Job: Look at the data below and print exactly the lines from its first line through the line with "est_missing = ['Jul 2013']"; the pictures stay out of the copy.

Dataset excerpt:
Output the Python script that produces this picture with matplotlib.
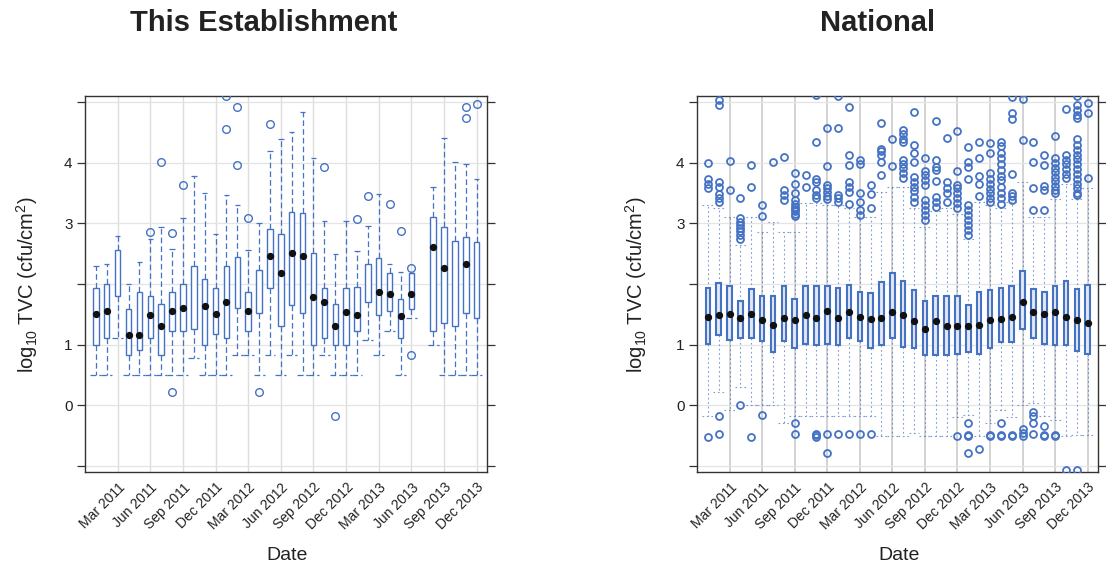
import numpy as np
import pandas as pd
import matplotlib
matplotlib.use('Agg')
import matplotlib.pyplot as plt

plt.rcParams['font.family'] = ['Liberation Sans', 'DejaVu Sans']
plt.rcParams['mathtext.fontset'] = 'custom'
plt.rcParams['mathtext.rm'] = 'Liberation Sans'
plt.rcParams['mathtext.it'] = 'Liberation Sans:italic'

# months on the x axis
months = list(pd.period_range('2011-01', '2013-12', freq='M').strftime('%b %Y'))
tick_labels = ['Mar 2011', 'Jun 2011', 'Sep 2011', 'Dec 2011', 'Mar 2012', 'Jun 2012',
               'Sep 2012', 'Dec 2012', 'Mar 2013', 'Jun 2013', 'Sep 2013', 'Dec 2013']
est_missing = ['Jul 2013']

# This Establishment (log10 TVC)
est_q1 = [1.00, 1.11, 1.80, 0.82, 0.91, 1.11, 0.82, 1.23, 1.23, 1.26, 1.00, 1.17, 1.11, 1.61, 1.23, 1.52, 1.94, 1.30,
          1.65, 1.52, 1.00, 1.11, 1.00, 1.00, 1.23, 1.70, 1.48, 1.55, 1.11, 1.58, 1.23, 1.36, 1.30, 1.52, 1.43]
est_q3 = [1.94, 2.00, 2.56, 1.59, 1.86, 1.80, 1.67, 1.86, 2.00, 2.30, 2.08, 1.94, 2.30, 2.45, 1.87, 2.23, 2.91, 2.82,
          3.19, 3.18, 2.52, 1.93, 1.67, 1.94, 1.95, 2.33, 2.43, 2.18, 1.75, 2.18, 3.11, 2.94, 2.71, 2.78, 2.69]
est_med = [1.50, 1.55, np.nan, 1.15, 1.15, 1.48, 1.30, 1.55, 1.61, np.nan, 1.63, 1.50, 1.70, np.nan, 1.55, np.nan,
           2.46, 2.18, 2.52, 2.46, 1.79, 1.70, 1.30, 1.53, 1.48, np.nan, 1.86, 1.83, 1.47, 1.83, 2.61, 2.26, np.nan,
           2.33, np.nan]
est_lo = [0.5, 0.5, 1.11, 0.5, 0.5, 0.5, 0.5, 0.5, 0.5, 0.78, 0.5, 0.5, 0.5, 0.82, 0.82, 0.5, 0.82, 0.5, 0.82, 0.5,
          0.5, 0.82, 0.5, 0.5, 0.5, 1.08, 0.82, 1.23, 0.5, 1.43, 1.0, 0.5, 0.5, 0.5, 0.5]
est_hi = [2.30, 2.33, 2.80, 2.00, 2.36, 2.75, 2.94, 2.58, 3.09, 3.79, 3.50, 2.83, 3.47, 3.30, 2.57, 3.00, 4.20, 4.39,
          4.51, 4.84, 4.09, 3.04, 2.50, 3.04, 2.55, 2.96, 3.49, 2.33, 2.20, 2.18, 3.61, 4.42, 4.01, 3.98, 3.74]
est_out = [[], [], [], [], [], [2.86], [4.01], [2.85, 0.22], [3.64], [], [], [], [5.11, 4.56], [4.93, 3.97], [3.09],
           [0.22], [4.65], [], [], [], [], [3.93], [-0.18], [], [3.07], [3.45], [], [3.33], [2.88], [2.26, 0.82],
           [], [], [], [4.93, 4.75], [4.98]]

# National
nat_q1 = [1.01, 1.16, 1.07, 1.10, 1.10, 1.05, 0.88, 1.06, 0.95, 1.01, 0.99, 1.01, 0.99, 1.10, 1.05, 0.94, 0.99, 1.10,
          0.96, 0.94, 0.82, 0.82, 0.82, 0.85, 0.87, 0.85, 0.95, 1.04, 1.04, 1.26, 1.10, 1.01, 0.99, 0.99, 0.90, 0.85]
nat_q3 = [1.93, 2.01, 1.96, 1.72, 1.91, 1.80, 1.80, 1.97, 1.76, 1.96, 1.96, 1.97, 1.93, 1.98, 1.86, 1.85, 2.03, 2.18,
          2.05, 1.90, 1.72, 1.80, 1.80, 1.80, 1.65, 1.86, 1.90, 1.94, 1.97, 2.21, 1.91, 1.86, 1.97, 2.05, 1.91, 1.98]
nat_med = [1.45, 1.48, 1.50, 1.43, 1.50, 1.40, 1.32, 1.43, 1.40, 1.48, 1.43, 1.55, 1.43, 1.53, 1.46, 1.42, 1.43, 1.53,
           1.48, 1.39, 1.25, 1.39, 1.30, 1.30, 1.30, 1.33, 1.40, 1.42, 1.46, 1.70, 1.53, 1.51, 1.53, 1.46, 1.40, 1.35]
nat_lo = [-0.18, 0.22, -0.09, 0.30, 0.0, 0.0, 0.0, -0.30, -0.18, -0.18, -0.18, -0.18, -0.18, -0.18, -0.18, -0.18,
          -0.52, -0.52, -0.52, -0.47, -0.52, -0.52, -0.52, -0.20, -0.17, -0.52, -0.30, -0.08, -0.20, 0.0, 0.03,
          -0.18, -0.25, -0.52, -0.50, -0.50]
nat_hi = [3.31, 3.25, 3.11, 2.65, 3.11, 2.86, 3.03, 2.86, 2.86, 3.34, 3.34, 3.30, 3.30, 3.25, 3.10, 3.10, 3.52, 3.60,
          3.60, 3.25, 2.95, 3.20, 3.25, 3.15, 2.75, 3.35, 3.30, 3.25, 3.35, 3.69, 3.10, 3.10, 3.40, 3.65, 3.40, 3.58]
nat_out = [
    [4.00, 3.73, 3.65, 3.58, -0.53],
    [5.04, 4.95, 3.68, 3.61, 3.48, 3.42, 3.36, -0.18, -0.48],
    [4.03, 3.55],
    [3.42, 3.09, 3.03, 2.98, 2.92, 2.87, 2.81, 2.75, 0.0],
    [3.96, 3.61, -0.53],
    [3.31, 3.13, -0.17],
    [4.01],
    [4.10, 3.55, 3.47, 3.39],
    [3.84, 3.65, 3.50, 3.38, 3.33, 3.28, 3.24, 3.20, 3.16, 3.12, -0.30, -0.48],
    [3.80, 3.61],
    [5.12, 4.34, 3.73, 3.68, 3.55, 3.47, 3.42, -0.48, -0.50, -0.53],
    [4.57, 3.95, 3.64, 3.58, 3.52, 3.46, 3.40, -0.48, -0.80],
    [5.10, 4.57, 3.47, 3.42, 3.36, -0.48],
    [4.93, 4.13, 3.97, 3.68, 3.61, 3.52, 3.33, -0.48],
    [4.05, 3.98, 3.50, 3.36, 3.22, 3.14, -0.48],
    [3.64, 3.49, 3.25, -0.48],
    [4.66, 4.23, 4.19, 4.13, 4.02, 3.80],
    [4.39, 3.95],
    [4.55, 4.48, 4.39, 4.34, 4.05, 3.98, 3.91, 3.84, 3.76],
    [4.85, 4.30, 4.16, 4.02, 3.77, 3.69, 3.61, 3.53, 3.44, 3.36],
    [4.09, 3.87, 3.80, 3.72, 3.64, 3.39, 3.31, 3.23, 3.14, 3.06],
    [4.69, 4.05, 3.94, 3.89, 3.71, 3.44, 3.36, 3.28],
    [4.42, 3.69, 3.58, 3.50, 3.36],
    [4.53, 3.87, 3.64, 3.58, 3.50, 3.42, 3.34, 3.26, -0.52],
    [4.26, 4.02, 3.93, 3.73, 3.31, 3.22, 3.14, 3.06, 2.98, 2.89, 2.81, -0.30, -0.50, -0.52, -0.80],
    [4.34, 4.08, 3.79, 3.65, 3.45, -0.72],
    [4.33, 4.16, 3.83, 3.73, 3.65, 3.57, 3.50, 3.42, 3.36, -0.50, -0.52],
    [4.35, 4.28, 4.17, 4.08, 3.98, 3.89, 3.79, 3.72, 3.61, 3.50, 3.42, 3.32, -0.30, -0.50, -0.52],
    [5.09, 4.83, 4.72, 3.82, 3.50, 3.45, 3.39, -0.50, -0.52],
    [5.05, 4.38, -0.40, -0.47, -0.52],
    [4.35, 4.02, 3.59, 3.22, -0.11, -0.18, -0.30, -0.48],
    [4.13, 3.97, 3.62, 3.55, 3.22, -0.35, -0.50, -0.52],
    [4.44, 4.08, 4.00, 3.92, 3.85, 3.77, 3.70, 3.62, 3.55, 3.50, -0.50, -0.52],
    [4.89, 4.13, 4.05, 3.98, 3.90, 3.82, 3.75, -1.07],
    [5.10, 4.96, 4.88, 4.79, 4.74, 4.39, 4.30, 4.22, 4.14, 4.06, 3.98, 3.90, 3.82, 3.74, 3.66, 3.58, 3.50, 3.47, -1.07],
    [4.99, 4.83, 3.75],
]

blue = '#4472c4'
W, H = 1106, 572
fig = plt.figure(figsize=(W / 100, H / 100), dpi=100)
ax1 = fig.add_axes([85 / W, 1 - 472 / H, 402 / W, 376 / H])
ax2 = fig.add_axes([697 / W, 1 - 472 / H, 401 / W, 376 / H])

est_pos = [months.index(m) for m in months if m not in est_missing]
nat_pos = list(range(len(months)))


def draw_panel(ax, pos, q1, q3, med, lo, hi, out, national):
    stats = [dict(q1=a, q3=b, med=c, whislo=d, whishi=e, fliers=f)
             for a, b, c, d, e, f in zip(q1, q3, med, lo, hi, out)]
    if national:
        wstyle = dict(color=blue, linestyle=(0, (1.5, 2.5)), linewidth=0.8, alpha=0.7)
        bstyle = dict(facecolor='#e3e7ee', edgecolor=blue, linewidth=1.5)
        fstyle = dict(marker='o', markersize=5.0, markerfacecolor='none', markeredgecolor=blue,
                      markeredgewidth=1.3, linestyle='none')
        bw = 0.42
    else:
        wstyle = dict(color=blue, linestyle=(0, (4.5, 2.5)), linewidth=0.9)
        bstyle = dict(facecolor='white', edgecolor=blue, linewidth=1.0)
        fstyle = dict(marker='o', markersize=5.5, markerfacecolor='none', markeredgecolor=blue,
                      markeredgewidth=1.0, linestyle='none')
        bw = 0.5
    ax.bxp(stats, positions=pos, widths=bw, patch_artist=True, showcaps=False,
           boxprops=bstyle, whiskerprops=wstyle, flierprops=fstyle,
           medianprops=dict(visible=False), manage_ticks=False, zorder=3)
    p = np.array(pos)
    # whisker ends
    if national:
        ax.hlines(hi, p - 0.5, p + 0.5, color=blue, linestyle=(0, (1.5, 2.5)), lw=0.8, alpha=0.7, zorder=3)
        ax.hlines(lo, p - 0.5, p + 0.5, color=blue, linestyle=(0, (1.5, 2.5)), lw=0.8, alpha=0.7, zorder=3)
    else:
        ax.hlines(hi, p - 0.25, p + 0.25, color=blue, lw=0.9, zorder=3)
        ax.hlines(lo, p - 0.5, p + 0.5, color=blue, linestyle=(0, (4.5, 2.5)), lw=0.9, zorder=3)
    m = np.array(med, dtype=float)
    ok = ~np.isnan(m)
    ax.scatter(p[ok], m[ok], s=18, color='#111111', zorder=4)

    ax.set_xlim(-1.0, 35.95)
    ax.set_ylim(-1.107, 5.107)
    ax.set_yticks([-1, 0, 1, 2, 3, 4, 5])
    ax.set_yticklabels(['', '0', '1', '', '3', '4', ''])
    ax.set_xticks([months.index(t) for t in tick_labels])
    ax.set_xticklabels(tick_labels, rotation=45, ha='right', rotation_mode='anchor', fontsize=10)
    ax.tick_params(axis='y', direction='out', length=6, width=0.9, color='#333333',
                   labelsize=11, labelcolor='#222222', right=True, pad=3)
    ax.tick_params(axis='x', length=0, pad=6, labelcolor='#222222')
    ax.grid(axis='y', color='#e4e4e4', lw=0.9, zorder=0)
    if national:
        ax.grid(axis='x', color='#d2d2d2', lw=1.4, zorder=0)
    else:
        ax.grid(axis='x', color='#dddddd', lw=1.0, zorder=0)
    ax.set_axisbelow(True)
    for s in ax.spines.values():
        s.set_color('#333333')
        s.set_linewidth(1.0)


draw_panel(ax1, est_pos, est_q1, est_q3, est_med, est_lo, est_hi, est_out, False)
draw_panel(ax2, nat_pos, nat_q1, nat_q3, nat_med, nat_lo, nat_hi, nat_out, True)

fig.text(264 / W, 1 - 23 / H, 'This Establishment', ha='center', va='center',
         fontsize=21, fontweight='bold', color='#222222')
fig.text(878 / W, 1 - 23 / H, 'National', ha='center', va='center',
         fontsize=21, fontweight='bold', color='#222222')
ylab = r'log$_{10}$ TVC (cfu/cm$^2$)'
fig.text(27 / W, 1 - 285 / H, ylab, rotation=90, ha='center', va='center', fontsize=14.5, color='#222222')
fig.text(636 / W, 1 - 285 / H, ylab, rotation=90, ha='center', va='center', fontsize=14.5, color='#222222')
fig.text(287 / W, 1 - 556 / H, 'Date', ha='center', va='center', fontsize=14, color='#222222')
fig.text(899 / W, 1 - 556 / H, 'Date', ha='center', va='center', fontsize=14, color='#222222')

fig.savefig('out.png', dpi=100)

Solution for this exercise:
Output the Python script that produces this picture with matplotlib.
import numpy as np
import pandas as pd
import matplotlib
matplotlib.use('Agg')
import matplotlib.pyplot as plt

plt.rcParams['font.family'] = ['Liberation Sans', 'DejaVu Sans']
plt.rcParams['mathtext.fontset'] = 'custom'
plt.rcParams['mathtext.rm'] = 'Liberation Sans'
plt.rcParams['mathtext.it'] = 'Liberation Sans:italic'

# months on the x axis
months = list(pd.period_range('2011-01', '2013-12', freq='M').strftime('%b %Y'))
tick_labels = ['Mar 2011', 'Jun 2011', 'Sep 2011', 'Dec 2011', 'Mar 2012', 'Jun 2012',
               'Sep 2012', 'Dec 2012', 'Mar 2013', 'Jun 2013', 'Sep 2013', 'Dec 2013']
est_missing = ['Jul 2013']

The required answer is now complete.